Writers Writing Dying by C. K. Williams
New York. Farrar, Straus & Giroux. 2012. ISBN 978-0374293321
Despite his many accomplishments, including a Pulitzer and a National Book Award, C. K. Williams begins this book humbly, avowing in “Whacked” that “one never is, really, a poet. Or I’m not.” Happily, the remainder of Writers Writing Dying proves him wrong.

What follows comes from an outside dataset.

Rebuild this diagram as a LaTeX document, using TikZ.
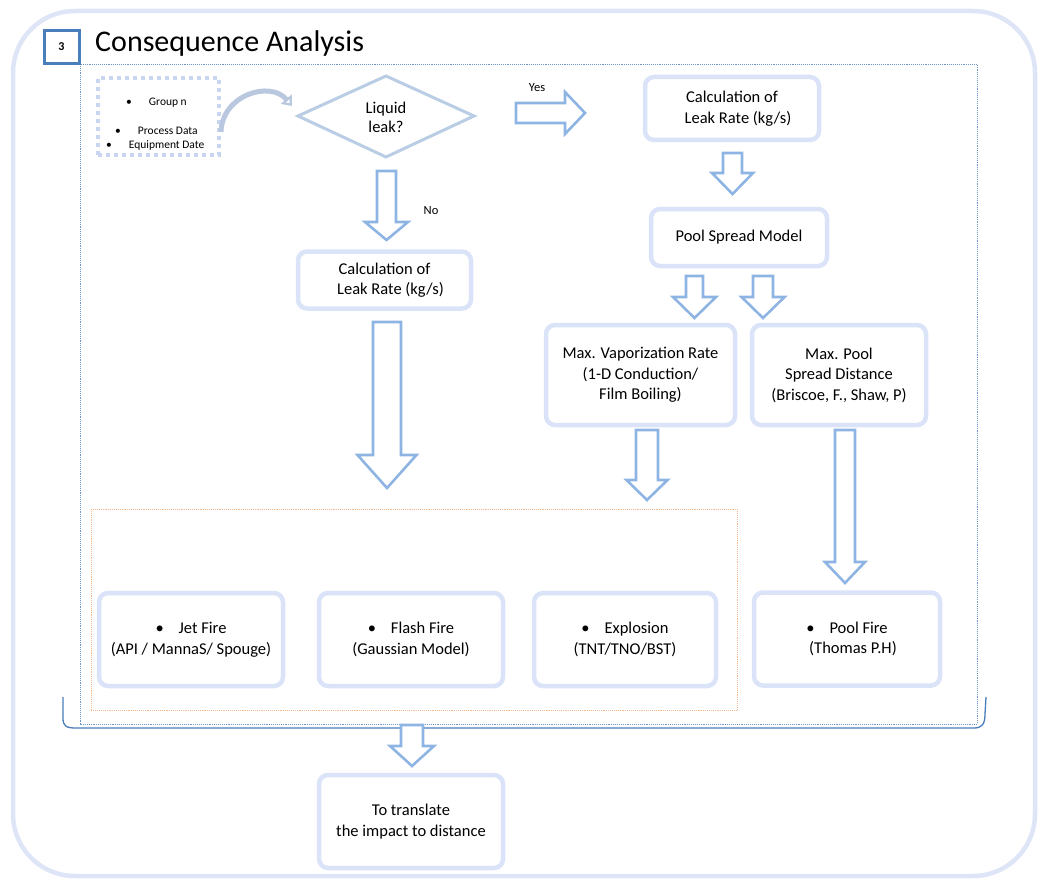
\documentclass[tikz,border=0pt]{standalone}
\usepackage{fontspec}
\setmainfont{Carlito}
\usetikzlibrary{arrows.meta,calc}
\definecolor{outerc}{RGB}{221,229,247}
\definecolor{boxc}{RGB}{218,227,248}
\definecolor{arrc}{RGB}{142,180,227}
\definecolor{diac}{RGB}{185,205,229}
\definecolor{numc}{RGB}{74,126,187}
\definecolor{dotc}{RGB}{110,150,205}
\definecolor{orc}{RGB}{247,185,140}
\definecolor{grpc}{RGB}{200,214,240}
\definecolor{curvc}{RGB}{185,200,222}
\newcommand{\dnarrow}[6]{% cx, ytop, yhead, ytip, shaft half, head half
  \draw[blockarrow] (#1-#5,#2) -- (#1+#5,#2) -- (#1+#5,#3) -- (#1+#6,#3) -- (#1,#4) -- (#1-#6,#3) -- (#1-#5,#3) -- cycle;}
\begin{document}
\begin{tikzpicture}[x=1pt,y=-1pt,
  blockarrow/.style={draw=arrc, line width=2.6pt, fill=white, line join=miter},
  procbox/.style={draw=boxc, line width=4.5pt, rounded corners=9pt, fill=white, align=center,
    font=\fontsize{16.5}{20.5}\selectfont, inner sep=0pt},
  smalltxt/.style={font=\fontsize{12.5}{14}\selectfont, inner sep=0pt},
  grptxt/.style={font=\fontsize{11.5}{13}\selectfont, inner sep=0pt, anchor=west}]
\useasboundingbox (0,0) rectangle (1041,880);
% outer frame
\draw[outerc, line width=4.5pt, rounded corners=62pt] (13,11) rectangle (1035,876);
% inner dotted frame
\draw[dotc, line width=0.9pt, densely dotted] (80,64) rectangle (977,724);
% bracket
\draw[numc, line width=1.3pt] (63,697) -- (63,718) .. controls (63,726) and (66,728) .. (76,728) -- (974,728) .. controls (982,728) and (985,724) .. (985,714) -- (986,697);
% number box and title
\node[draw=numc, line width=3pt, fill=white, minimum width=35pt, minimum height=33pt, inner sep=0pt,
  font=\fontsize{12}{14}\selectfont\bfseries] (num) at (61.5,47) {3};
\node[anchor=west, inner sep=0pt, font=\fontsize{30}{33}\selectfont] (title) at (95,44) {Consequence Analysis};
% orange dotted group
\draw[orc, line width=0.9pt, densely dotted] (91,509) rectangle (737,710);
% group n box
\node[draw=grpc, line width=4pt, dash pattern=on 4pt off 4pt, minimum width=121pt, minimum height=77pt, inner sep=0pt] (grp) at (158,116.5) {};
\node[grptxt] (g1) at (126,103) {\textbullet\hspace{17pt}Group n};
\node[grptxt] (g2) at (115,131) {\textbullet\hspace{17pt}Process Data};
\node[grptxt] (g3) at (106,145) {\textbullet\hspace{17pt}Equipment Date};
% diamond
\coordinate (dl) at (298,116);
\coordinate (dt) at (386,76);
\coordinate (dr) at (474,116);
\coordinate (db) at (386,157);
\draw[diac, line width=3pt, fill=white, line join=miter] (dl) -- (dt) -- (dr) -- (db) -- cycle;
\node[align=center, inner sep=0pt, font=\fontsize{16.5}{19}\selectfont] (dia) at (386,117) {Liquid\\leak?};
% curved arrow
\draw[curvc, line width=5pt, -{Triangle[open, length=9pt, width=14pt, line width=2.5pt]}] (221,132) .. controls (222,95) and (270,80) .. (292,106);
% boxes
\node[procbox, minimum width=174pt, minimum height=63pt] (calcR) at (732,108.5) {Calculation of\\\hspace*{12pt}Leak Rate (kg/s)};
\node[procbox, minimum width=176pt, minimum height=57pt] (pool) at (739,237.5) {Pool Spread Model};
\node[procbox, minimum width=173pt, minimum height=57pt] (calcL) at (384.5,280) {Calculation of\\\hspace*{12pt}Leak Rate (kg/s)};
\node[procbox, minimum width=189pt, minimum height=100pt] (vap) at (640.5,375) {Max. Vaporization Rate\\(1-D Conduction/\\Film Boiling)};
\node[procbox, minimum width=174pt, minimum height=100pt] (maxp) at (839,375) {Max. Pool\\Spread Distance\\(Briscoe, F., Shaw, P)};
\node[procbox, minimum width=184pt, minimum height=93pt] (jet) at (191,639.5) {\textbullet\hspace{15pt}Jet Fire\\(API / MannaS/ Spouge)};
\node[procbox, minimum width=184pt, minimum height=93pt] (flash) at (411,639.5) {\textbullet\hspace{15pt}Flash Fire\\(Gaussian Model)};
\node[procbox, minimum width=182pt, minimum height=93pt] (expl) at (625,639.5) {\textbullet\hspace{15pt}Explosion\\(TNT/TNO/BST)};
\node[procbox, minimum width=186pt, minimum height=93pt] (pfire) at (847,639) {\textbullet\hspace{15pt}Pool Fire\\\hspace*{12pt}(Thomas P.H)};
\node[procbox, minimum width=184pt, minimum height=93pt] (trans) at (411,821.5) {To translate\\the impact to distance};
% labels
\node[smalltxt] (yes) at (537,88) {Yes};
\node[smalltxt] (no) at (431,211) {No};
% block arrows
\draw[blockarrow] (516,103) -- (565,103) -- (565,92) -- (585,113) -- (565,134) -- (565,123) -- (516,123) -- cycle;
\dnarrow{386.5}{171}{222}{240}{9.5}{21.5}
\dnarrow{387}{322}{455}{488}{14}{29.5}
\dnarrow{732.5}{153}{173}{194}{9.5}{20.5}
\dnarrow{694.5}{276}{297}{318}{8.5}{21.5}
\dnarrow{763}{276}{297}{318}{10}{21.5}
\dnarrow{647}{430}{480}{500}{11}{20.5}
\dnarrow{845}{430}{562}{583}{10}{20}
\dnarrow{412}{725}{746}{766}{11}{22}
\end{tikzpicture}
\end{document}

Ample evidence can be found in Williams’s use of his famously long line. Such lines are derived from Whitman, but whereas they are usually written to evoke breathlessly the ecstatic or prophetic tone, as in most of Allen Ginsberg’s poems, Williams has fashioned the long line into a surprisingly versatile poetic instrument. Often he uses it to suggest a line of thought worked out by a consciousness in time, as in “Mask”: “Didn’t Yeats have his file of fake Willies? His Anti-Self, his Cuchulain, his Michael Robartes? / Why couldn’t I then? Why was I stranded like the insole of a shoe in this face glued on so tightly?” At other times, he uses the length to suggest persistence, for instance the persistence of sexual desire in “Bianca Burning,” in which he says, “The sexual terror lions are roaring into my ears as I make my way between their cages / at the Bertram Mills Circus in England in nineteen fifty-seven when I’m twenty,” or the persistence of literary engagement in “Prose,” in which we read, “So maybe the novelists do save me, maybe Lawrence and Mann, Dickens and Melville and Greene, / even the landslides of Thomas Wolfe that go through me like castor oil release me from myself.” In both cases, the length of the line is more than a stylistic tic; it is thematically essential to most of Williams’s poems.

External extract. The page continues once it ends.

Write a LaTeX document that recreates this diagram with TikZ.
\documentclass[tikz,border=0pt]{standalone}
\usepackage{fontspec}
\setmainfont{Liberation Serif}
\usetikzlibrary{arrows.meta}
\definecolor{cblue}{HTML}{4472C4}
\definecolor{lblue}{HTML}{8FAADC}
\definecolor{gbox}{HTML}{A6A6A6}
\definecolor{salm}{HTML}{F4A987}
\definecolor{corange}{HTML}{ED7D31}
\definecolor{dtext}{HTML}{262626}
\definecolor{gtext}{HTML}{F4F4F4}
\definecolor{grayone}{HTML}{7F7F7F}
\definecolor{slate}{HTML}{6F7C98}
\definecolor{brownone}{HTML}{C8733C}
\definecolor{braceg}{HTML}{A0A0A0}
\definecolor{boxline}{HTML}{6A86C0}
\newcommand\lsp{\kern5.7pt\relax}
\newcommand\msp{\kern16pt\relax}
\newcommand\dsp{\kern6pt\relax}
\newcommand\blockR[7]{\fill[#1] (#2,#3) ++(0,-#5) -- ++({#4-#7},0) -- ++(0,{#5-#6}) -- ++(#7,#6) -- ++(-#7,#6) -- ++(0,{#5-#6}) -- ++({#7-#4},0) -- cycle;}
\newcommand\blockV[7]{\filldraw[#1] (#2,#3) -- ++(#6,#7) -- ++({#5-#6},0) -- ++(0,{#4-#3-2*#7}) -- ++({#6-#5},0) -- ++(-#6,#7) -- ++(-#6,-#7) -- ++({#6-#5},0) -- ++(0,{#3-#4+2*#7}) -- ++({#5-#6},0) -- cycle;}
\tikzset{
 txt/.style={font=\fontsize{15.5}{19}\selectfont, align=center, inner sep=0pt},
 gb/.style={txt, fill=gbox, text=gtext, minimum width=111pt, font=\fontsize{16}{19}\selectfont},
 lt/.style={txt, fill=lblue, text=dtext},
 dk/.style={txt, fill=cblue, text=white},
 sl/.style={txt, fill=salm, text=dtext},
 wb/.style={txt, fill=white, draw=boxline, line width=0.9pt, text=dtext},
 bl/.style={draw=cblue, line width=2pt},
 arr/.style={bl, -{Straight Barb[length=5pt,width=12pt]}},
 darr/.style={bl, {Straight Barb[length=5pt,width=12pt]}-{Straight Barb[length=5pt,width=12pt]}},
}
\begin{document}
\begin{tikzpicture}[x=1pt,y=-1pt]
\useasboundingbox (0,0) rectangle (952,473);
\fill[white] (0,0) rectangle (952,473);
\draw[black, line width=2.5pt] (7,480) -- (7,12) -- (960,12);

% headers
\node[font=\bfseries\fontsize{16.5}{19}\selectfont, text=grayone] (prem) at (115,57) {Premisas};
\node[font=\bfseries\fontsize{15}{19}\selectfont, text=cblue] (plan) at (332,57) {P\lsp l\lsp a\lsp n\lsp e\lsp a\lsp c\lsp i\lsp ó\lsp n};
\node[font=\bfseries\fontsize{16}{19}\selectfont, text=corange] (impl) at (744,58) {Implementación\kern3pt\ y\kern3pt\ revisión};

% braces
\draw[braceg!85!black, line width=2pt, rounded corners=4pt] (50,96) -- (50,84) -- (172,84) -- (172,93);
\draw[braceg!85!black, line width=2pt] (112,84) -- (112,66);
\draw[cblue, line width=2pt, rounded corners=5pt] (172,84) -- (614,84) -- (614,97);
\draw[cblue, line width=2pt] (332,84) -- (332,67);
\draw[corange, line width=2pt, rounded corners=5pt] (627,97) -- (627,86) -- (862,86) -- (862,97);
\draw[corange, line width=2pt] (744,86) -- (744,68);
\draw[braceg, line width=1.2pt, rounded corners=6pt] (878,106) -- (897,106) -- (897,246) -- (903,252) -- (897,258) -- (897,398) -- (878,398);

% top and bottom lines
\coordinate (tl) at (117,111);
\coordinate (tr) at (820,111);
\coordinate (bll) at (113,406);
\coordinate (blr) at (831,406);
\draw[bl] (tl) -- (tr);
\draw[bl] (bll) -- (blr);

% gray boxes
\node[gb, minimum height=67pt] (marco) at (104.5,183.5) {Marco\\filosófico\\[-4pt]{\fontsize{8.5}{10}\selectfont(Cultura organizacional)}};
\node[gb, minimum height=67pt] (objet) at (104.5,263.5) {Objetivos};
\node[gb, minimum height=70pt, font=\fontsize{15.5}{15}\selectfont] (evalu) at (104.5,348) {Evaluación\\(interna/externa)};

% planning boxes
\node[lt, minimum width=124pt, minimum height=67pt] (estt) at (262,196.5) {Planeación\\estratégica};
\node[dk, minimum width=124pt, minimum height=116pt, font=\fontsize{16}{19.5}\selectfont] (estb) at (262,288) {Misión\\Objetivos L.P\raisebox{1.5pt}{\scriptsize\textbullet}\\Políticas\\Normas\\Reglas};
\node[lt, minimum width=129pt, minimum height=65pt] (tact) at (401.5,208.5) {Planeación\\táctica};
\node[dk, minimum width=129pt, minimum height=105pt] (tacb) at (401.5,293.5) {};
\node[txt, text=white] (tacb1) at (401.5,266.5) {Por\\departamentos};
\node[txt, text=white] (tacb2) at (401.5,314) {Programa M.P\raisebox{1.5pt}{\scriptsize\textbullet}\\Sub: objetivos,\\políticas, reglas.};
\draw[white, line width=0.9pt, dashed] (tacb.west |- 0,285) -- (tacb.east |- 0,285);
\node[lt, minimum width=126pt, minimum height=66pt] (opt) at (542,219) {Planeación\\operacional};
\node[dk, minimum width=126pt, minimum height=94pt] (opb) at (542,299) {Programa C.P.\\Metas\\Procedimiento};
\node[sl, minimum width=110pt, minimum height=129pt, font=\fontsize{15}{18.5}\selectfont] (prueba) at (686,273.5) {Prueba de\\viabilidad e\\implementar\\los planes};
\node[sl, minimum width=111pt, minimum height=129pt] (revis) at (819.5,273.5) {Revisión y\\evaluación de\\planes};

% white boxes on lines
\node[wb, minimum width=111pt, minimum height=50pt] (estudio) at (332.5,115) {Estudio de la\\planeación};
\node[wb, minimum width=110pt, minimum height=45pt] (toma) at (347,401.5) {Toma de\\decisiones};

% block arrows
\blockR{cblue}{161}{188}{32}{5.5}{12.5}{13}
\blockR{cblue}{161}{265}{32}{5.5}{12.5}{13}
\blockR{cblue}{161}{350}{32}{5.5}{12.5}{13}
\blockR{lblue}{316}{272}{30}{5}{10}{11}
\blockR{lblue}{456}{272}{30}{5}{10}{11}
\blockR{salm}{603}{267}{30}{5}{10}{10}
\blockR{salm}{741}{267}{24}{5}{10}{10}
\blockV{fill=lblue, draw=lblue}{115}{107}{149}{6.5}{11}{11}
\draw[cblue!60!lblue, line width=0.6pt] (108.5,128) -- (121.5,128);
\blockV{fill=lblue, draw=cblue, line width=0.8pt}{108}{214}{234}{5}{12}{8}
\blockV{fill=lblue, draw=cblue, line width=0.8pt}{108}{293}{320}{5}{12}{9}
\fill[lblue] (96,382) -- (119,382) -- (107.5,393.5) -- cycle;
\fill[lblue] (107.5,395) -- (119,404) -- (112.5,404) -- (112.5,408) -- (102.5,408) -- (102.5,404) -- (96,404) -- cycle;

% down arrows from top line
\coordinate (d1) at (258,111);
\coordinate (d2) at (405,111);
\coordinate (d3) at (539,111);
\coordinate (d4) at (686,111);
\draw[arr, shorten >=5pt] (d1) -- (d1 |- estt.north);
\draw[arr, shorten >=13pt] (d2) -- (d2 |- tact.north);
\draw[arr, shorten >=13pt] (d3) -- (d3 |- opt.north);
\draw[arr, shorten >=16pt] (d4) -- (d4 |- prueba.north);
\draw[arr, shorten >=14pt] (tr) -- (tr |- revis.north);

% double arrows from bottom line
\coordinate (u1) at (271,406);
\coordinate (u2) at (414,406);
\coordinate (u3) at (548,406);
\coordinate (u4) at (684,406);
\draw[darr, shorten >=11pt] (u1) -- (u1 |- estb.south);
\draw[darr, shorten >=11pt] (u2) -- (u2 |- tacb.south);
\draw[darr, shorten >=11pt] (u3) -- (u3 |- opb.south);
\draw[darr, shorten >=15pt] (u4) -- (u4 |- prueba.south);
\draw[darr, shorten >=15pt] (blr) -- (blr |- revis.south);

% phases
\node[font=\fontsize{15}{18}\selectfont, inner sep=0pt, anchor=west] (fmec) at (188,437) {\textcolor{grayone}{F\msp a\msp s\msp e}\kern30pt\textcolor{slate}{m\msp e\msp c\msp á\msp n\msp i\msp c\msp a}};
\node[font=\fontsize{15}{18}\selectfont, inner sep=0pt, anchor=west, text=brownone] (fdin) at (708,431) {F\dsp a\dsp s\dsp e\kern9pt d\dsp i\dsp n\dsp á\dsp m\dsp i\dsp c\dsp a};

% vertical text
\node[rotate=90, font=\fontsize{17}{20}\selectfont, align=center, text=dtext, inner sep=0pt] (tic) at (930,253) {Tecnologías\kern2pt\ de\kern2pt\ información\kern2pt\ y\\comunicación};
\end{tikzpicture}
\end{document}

Matching length of line to length of life, Williams writes with humor and poignancy about aging, as in the moving and bold “Salt,” in which he admits to finding it “Abashingly eerie that just because I’m here on the long low-tide beach of age with briny time / licking insidious eddies over my toes there’d rise in me those mad weeks a lifetime ago.” Many poems in this book similarly evoke Shakespeare’s “sessions of sweet, silent thought,” juxtaposing vivid memories of the past with the quiet indignities of old age. Thus, the active “writing” of the title suggests the movement toward death, not death itself but rather the record of a poet’s progress through life. The writer writing toward dying is leaving a record of his life, a process Williams, like Shakespeare in his sonnets, imagines in metaphors of sexual reproduction: “if I could lie down like a mare giving birth, arm in my own uterine channel to tug out another, / one more, only one more, poor damp little poem, then I’ll be happy—I promise, I swear.” As this vivid and surprising image evidences, C. K. Williams’s many readers will be happy to receive these lively and interesting new poems, whatever the process that births them.